Texto em que o autor apresenta e defende suas ideias e opiniões, a partir da interpretação de fatos e dados.
Ultraconservadorismo de Damares sequestrou os direitos humanos

A revisão do Plano Nacional de Direitos Humanos com a convocação de um novo grupo de trabalho formado por Damares Alves e seu Ministério da Mulher, Família e Direitos Humanos está cumprindo rigidamente a agenda de disputa e ressignificação no trato dos direitos humanos.

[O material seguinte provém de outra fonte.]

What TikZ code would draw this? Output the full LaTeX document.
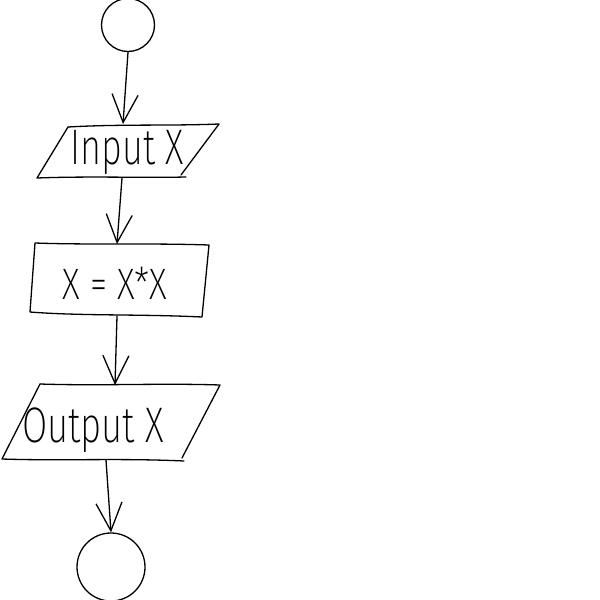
\documentclass[tikz,border=0pt]{standalone}
\usepackage{fontspec}
\usetikzlibrary{arrows.meta}
\newfontfamily\handfont{Fira Sans ExtraLight}
\tikzset{
  pen/.style={line width=1.3pt, line join=round, line cap=round},
  flow/.style={pen, -{Straight Barb[length=28pt,width=26pt,line width=1.3pt]}},
  lbl/.style={font=\handfont\fontsize{50}{50}\selectfont, inner sep=0pt},
  term/.style={pen, draw, circle, inner sep=0pt}
}
\begin{document}
\begin{tikzpicture}[x=1pt,y=-1pt]
\useasboundingbox (0,0) rectangle (600,600);

% start and stop terminals
\node[term, minimum size=53pt] (start) at (128,25) {};
\node[term, minimum size=68pt] (stop) at (111,567) {};

% input parallelogram
\draw[pen] (68,127) .. controls (120,124) and (170,126) .. (219,124)
  -- (181,175);
\draw[pen] (68,127) -- (37,178) .. controls (90,176) and (140,178) .. (186,177);
\node[lbl] (input) at (127,152) {\scalebox{0.72}[1]{Input X}};

% process box
\draw[pen] (35,243) .. controls (90,245) and (150,243) .. (209,245)
  -- (202,317) .. controls (140,314) and (80,316) .. (30,312) -- cycle;
\node[lbl, font=\handfont\fontsize{44}{44}\selectfont] (proc) at (115,283) {\scalebox{0.79}[1]{X = X*X}};

% output parallelogram
\draw[pen] (40,384) .. controls (100,386) and (160,383) .. (220,385)
  -- (182,458);
\draw[pen] (40,384) -- (2,459) .. controls (60,461) and (120,458) .. (184,461);
\node[lbl] (output) at (93,430) {\scalebox{0.73}[1]{Output X}};

% connector end points on the box edges
\coordinate (inTop) at (123,124);
\coordinate (inBot) at (122,178);
\coordinate (procTop) at (117,244);
\coordinate (procBot) at (117,316);
\coordinate (outTop) at (115,385);
\coordinate (outBot) at (106,460);

% connectors
\draw[flow] (start.south) -- (inTop);
\draw[flow] (inBot) -- (procTop);
\draw[flow] (procBot) -- (outTop);
\draw[flow] (outBot) -- (stop.north);
\end{tikzpicture}
\end{document}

Assim, não se trata mais de "direitos humanos defender bandidos", ou a defesa dos direitos humanos ser uma marca da esquerda ou dos movimentos progressistas. Agora ele sofre um total deslocamento de agenda e prioridade, que vai buscar encurralar organizações, movimentos sociais, ativistas, instituições de décadas de experiência e atuação na defesa dos direitos humanos.
Nos Estados Unidos, o chamado novo conservadorismo tem relação direta com os passos dados pelo país em direção à amplitude de direitos e reconhecimento de reivindicações de movimentos como gays e negros.

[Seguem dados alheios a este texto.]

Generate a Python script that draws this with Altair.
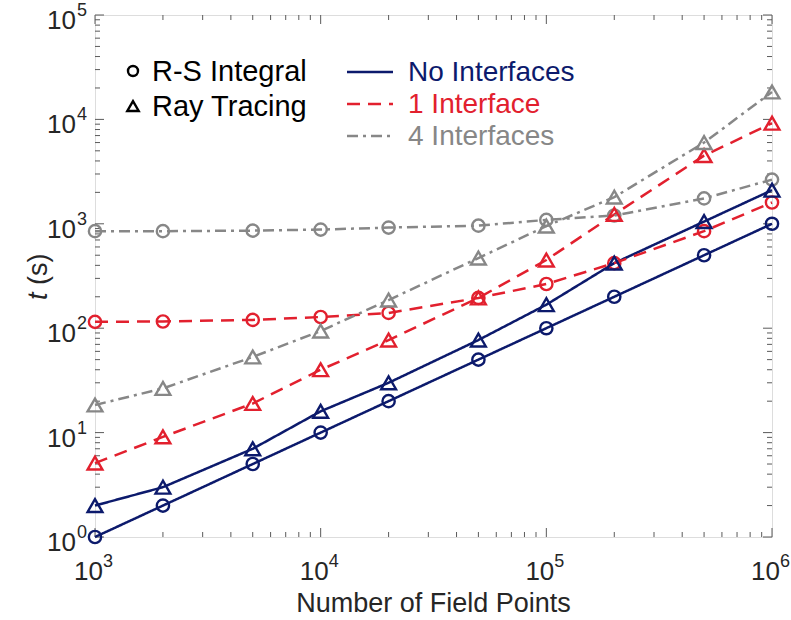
import altair as alt
import pandas as pd

# ---------------- data ----------------
x_points = [1e3, 2e3, 5e3, 1e4, 2e4, 5e4, 1e5, 2e5, 5e5, 1e6]

rs_none = [1.0, 2.0, 5.0, 10, 20, 50, 100, 200, 500, 1000]
rt_none = [2.0, 3.0, 7.0, 16, 30, 77, 168, 420, 1050, 2100]
rs_one = [115, 116, 120, 128, 140, 195, 265, 420, 850, 1600]
rt_one = [5.1, 9.1, 19, 40, 77, 195, 450, 1230, 4500, 9200]
rs_four = [850, 850, 860, 880, 920, 960, 1090, 1200, 1750, 2650]
rt_four = [18.4, 26.5, 53, 94, 186, 470, 950, 1800, 6000, 18300]

configs = ["No Interfaces", "1 Interface", "4 Interfaces"]
methods = ["R-S Integral", "Ray Tracing"]

x_major = [1e3, 1e4, 1e5, 1e6]
x_exp = ["3", "4", "5", "6"]
y_major = [1e0, 1e1, 1e2, 1e3, 1e4, 1e5]
y_exp = ["0", "1", "2", "3", "4", "5"]
x_minor = [m * 10 ** k for k in range(3, 6) for m in range(2, 10)]
y_minor = [m * 10 ** k for k in range(0, 5) for m in range(2, 10)]

series = [
    ("No Interfaces", "R-S Integral", rs_none),
    ("No Interfaces", "Ray Tracing", rt_none),
    ("1 Interface", "R-S Integral", rs_one),
    ("1 Interface", "Ray Tracing", rt_one),
    ("4 Interfaces", "R-S Integral", rs_four),
    ("4 Interfaces", "Ray Tracing", rt_four),
]
rows = []
for cfg, meth, vals in series:
    for xv, tv in zip(x_points, vals):
        rows.append({"x": xv, "t": tv, "config": cfg, "method": meth, "key": cfg + "|" + meth})
df = pd.DataFrame(rows)

# ---------------- styling ----------------
W, H = 677, 522
FONT = "Liberation Sans"
NAVY, RED, GRAY = "#0c1a6c", "#e2202e", "#878787"
AXIS_COLOR = "#5a5a5a"
TEXT_COLOR = "#262626"
RED_DASH = [13, 8]
GRAY_DASH = [11, 5, 3, 5]

xs = alt.Scale(type="log", domain=[1e3, 1e6], nice=False)
ys = alt.Scale(type="log", domain=[1, 1e5], nice=False)
color_scale = alt.Scale(domain=configs, range=[NAVY, RED, GRAY])
dash_scale = alt.Scale(domain=configs, range=[[1, 0], RED_DASH, GRAY_DASH])

X = alt.X("x:Q", scale=xs, axis=None)
Y = alt.Y("t:Q", scale=ys, axis=None)
C = alt.Color("config:N", scale=color_scale, legend=None)

base = alt.Chart(df)
lines = base.mark_line(strokeWidth=2.5).encode(
    x=X, y=Y, color=C,
    strokeDash=alt.StrokeDash("config:N", scale=dash_scale, legend=None),
    detail="key:N", order="x:Q",
)
circles = base.transform_filter(alt.datum.method == "R-S Integral").mark_point(
    shape="circle", filled=False, size=150, strokeWidth=2.4, opacity=1
).encode(x=X, y=Y, color=C)
triangles = base.transform_filter(alt.datum.method == "Ray Tracing").mark_point(
    shape="triangle-up", filled=False, size=220, strokeWidth=2.4, opacity=1
).encode(x=X, y=Y, color=C)

# ---------------- ticks (inward, all four sides) ----------------
def x_ticks(vals, length):
    c = alt.Chart(pd.DataFrame({"v": vals}))
    enc = alt.X("v:Q", scale=xs, axis=None)
    bottom = c.mark_rule(color=AXIS_COLOR, strokeWidth=1).encode(
        x=enc, y=alt.value(H), y2=alt.value(H - length))
    top = c.mark_rule(color=AXIS_COLOR, strokeWidth=1).encode(
        x=enc, y=alt.value(0), y2=alt.value(length))
    return [bottom, top]


def y_ticks(vals, length):
    c = alt.Chart(pd.DataFrame({"v": vals}))
    enc = alt.Y("v:Q", scale=ys, axis=None)
    left = c.mark_rule(color=AXIS_COLOR, strokeWidth=1).encode(
        y=enc, x=alt.value(0), x2=alt.value(length))
    right = c.mark_rule(color=AXIS_COLOR, strokeWidth=1).encode(
        y=enc, x=alt.value(W), x2=alt.value(W - length))
    return [left, right]


ticks = x_ticks(x_major, 9) + x_ticks(x_minor, 5) + y_ticks(y_major, 9) + y_ticks(y_minor, 5)

# ---------------- tick labels (10 + superscript) ----------------
xl = alt.Chart(pd.DataFrame({"v": x_major, "e": x_exp, "b": ["10"] * len(x_major)}))
x_lab_base = xl.mark_text(font=FONT, fontSize=26, align="right", baseline="alphabetic",
                          dx=8, color=TEXT_COLOR).encode(
    x=alt.X("v:Q", scale=xs, axis=None), y=alt.value(H + 43), text="b:N")
x_lab_exp = xl.mark_text(font=FONT, fontSize=18, align="left", baseline="alphabetic",
                         dx=8, color=TEXT_COLOR).encode(
    x=alt.X("v:Q", scale=xs, axis=None), y=alt.value(H + 30), text="e:N")

yl = alt.Chart(pd.DataFrame({"v": y_major, "e": y_exp, "b": ["10"] * len(y_major)}))
y_lab_base = yl.mark_text(font=FONT, fontSize=26, align="right", baseline="alphabetic",
                          dy=14, color=TEXT_COLOR).encode(
    y=alt.Y("v:Q", scale=ys, axis=None), x=alt.value(-19), text="b:N")
y_lab_exp = yl.mark_text(font=FONT, fontSize=18, align="left", baseline="alphabetic",
                         dy=1, color=TEXT_COLOR).encode(
    y=alt.Y("v:Q", scale=ys, axis=None), x=alt.value(-18), text="e:N")

# ---------------- axis titles ----------------
def txt(s, **kw):
    return alt.Chart(pd.DataFrame({"s": [s]})).mark_text(font=FONT, **kw)


x_title = txt("Number of Field Points", fontSize=27, align="center", baseline="alphabetic",
              color=TEXT_COLOR).encode(x=alt.value(W / 2), y=alt.value(H + 75), text="s:N")
y_title_t = txt("t", fontSize=27, fontStyle="italic", align="left", baseline="alphabetic",
                angle=270, color=TEXT_COLOR).encode(x=alt.value(-48), y=alt.value(285), text="s:N")
y_title_s = txt("(s)", fontSize=27, align="left", baseline="alphabetic",
                angle=270, color=TEXT_COLOR).encode(x=alt.value(-48), y=alt.value(270), text="s:N")

# ---------------- legends ----------------
leg_items = []
mk = alt.Chart(pd.DataFrame({"s": ["m"]}))
leg_items.append(mk.mark_point(shape="circle", filled=False, size=100, strokeWidth=2.4,
                               color="black", opacity=1).encode(x=alt.value(38), y=alt.value(56)))
leg_items.append(mk.mark_point(shape="triangle-up", filled=False, size=130, strokeWidth=2.4,
                               color="black", opacity=1).encode(x=alt.value(38), y=alt.value(91)))
leg_items.append(txt(methods[0], fontSize=29, align="left", baseline="middle", color="black")
                 .encode(x=alt.value(57), y=alt.value(57), text="s:N"))
leg_items.append(txt(methods[1], fontSize=29, align="left", baseline="middle", color="black")
                 .encode(x=alt.value(57), y=alt.value(92), text="s:N"))

for name, col, dash, yy in [
    (configs[0], NAVY, [1, 0], 57),
    (configs[1], RED, RED_DASH, 89),
    (configs[2], GRAY, GRAY_DASH, 121),
]:
    leg_items.append(mk.mark_rule(color=col, strokeWidth=2.5, strokeDash=dash).encode(
        x=alt.value(252), x2=alt.value(298), y=alt.value(yy)))
    leg_items.append(txt(name, fontSize=28, align="left", baseline="middle", color=col)
                     .encode(x=alt.value(313), y=alt.value(yy + 1), text="s:N"))

chart = alt.layer(
    *ticks, lines, circles, triangles,
    x_lab_base, x_lab_exp, y_lab_base, y_lab_exp,
    x_title, y_title_t, y_title_s, *leg_items,
).properties(
    width=W, height=H,
    autosize=alt.AutoSizeParams(type="none"),
    padding={"left": 95, "top": 15, "right": 19, "bottom": 83},
).configure_view(
    stroke=AXIS_COLOR, strokeWidth=1.3
).configure(background="white")

chart.save("out.html", embed_options={"renderer": "svg", "actions": False})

Portanto, o novo conservadorismo foi, sobretudo, uma resposta aos movimentos pelos direitos civis, liderados pelo pastor Martin Luther King, nas décadas de 1950 e 1960. Ele também foi uma resposta à força do movimento LGBT, na ocasião do episódio que ficou conhecido como "a revolta de Stonewall", após a agressão sofrida por gays em um bar em Nova York, em 1969.

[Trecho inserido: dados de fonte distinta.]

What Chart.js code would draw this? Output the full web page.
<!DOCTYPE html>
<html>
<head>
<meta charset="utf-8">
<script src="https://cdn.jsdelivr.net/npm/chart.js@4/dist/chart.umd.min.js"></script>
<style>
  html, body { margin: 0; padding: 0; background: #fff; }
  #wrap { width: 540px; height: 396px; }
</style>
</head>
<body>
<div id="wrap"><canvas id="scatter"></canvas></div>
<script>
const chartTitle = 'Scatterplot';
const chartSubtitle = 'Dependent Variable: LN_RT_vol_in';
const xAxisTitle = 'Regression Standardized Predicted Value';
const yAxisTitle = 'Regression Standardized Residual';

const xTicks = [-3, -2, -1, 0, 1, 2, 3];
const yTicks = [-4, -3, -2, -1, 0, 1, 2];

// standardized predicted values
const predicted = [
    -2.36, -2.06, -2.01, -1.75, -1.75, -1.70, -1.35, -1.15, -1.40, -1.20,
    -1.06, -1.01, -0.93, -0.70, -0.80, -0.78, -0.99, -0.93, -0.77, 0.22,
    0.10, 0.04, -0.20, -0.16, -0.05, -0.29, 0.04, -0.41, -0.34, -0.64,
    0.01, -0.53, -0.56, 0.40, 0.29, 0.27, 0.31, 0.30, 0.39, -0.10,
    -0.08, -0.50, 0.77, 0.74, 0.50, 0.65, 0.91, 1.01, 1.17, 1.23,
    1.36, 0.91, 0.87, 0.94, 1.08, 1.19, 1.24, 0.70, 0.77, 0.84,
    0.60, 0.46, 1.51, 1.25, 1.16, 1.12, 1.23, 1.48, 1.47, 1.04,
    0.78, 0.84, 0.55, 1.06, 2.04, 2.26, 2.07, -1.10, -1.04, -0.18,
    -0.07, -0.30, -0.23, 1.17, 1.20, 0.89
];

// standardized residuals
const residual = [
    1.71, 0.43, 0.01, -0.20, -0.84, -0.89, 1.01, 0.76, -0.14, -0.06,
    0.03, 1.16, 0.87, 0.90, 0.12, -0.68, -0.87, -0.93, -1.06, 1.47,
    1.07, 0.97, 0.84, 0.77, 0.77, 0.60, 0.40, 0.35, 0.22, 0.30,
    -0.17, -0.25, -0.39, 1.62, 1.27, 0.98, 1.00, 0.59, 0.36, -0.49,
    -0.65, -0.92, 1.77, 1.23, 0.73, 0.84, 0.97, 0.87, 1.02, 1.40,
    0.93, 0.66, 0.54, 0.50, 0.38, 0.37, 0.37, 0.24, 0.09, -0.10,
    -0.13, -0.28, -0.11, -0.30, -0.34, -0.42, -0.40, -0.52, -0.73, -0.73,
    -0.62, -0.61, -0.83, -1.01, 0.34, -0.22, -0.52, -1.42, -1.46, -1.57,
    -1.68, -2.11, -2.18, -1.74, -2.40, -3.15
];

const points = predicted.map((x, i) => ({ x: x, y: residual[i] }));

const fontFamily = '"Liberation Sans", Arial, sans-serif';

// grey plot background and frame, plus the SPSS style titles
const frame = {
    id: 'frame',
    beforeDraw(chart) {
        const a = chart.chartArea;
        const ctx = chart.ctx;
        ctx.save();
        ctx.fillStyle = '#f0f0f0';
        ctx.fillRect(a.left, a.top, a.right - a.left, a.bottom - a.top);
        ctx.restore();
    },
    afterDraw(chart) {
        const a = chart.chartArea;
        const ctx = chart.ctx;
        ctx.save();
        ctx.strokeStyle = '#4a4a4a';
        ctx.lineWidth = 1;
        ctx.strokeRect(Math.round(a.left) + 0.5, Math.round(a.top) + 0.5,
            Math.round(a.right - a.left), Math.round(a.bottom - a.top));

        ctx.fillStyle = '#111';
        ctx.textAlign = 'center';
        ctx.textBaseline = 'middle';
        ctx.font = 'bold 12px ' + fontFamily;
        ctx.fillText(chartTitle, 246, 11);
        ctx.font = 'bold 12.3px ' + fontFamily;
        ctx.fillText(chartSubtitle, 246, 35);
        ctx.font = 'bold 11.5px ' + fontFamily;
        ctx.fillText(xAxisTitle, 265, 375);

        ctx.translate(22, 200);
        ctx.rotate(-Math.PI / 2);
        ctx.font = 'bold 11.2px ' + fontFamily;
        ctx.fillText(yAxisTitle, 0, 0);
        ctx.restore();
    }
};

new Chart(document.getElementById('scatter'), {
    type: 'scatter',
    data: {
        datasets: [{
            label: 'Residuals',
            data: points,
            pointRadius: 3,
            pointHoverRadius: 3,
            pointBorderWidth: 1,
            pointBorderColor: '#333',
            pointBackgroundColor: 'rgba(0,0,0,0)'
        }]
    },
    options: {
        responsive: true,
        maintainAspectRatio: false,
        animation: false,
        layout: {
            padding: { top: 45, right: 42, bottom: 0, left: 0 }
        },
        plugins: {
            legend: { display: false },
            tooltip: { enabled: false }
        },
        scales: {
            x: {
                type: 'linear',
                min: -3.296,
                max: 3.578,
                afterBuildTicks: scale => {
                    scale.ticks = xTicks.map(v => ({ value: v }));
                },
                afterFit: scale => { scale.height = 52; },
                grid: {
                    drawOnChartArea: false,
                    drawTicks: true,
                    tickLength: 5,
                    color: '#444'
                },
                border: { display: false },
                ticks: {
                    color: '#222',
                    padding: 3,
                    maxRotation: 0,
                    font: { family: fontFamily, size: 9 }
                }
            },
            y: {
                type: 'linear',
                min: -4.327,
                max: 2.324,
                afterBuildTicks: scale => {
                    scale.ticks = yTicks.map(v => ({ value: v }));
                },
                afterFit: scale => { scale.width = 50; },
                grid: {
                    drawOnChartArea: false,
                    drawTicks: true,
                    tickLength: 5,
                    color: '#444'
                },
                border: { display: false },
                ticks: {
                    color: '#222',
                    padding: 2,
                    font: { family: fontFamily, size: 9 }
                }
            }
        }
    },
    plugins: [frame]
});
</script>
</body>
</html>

O novo conservadorismo também foi uma reação à decisão da Suprema Corte em 1973 de reconhecer a legalização do aborto. Além disso, o fracasso na Guerra do Vietnã mexeu profundamente com o orgulho de machismo e virilidade do homem branco americano.
Novos conservadores aprenderam, ainda na década de 1970, que, mais do que atacar o avanço das pautas progressistas que comprometeram seus privilégios e o que consideravam seus valores, era preciso ressignificar a agenda. Não mais um ataque aos direitos humanos ou à liberdade de expressão, mas disputar o sentido e ocupar a agenda. Com Damares, esta meta foi alcançada com sucesso pelo governo Bolsonaro.
A escolha por não abrir o grupo a representantes da sociedade civil não é apenas uma violação do exercício da democracia pela falta de transparência e participação. Ela é uma ideologização completa da agenda dos direitos humanos, um sequestro do sentido dos direitos humanos por um pensamento ultraconservador e de orientação cristã fundamentalista.
Repetidamente, Damares afirma que "família" e o que ela chama de "direito à vida desde a concepção" são as prioridades de sua pasta. A família segue sendo o grande escudo na narrativa do Ministério dos Direitos Humanos, o que permite a Damares transmitir uma imagem popular e permanecer conectada com os mais pobres.
No entanto, Damares e seu ministério foram, no mínimo, silenciosos, e no limite, coniventes, com a extinção do Conselho Nacional de Segurança Alimentar. O Consea seria fundamental no momento em que a pandemia agravou a pobreza de muitas famílias e 21% das famílias mais pobres ficaram sem renda na pandemia. O Consea seria fundamental para ajudar a pensar uma política de alimentação.
Nas periferias, famílias continuam chorando cotidianamente a perda de suas crianças e jovens, vítimas da violência com arma de fogo e, em grande parte, vítimas de operações policiais.
O Ministério dos Direitos Humanos não apresentou uma única política contra a violência policial. Este definitivamente não é um tema para Damares.
No governo Bolsonaro, o conflito no campo foi o maior dos últimos dez anos e o número de assassinatos nos conflitos também aumentou. Neste número de mortos, estão diversas lideranças indígenas e camponesas, com ameaças inclusive contra suas famílias. Enquanto isso, Damares escancara as portas do acesso às tribos para o trabalho de evangelização de organizações e missões religiosas.
Damares permanece privilegiando sua própria religião nas decisões políticas de seu ministério, enquanto diz lutar pela liberdade religiosa "de todas as crenças". Mas, na prática, Damares e seu ministério estão comprometidos com o combate à tal "cristofobia". Terreiros continuam sendo violados, sobretudo no Rio de Janeiro e em Salvador e não há uma ação efetiva do Ministério dos Direitos Humanos quanto a isso.
Direitos humanos agora é ter armas, quanto mais melhor. Direitos humanos é impedir qualquer debate sobre o aborto e qualidade de vida das mulheres que abortam.
Direitos humanos são as lideranças cristãs fundamentalistas terem liberdade para falarem o que quiserem, defenderem o que quiserem, mesmo contrariando o direito de escolha ou identidade de alguém.
Os direitos humanos no Brasil estão definitivamente indo embora.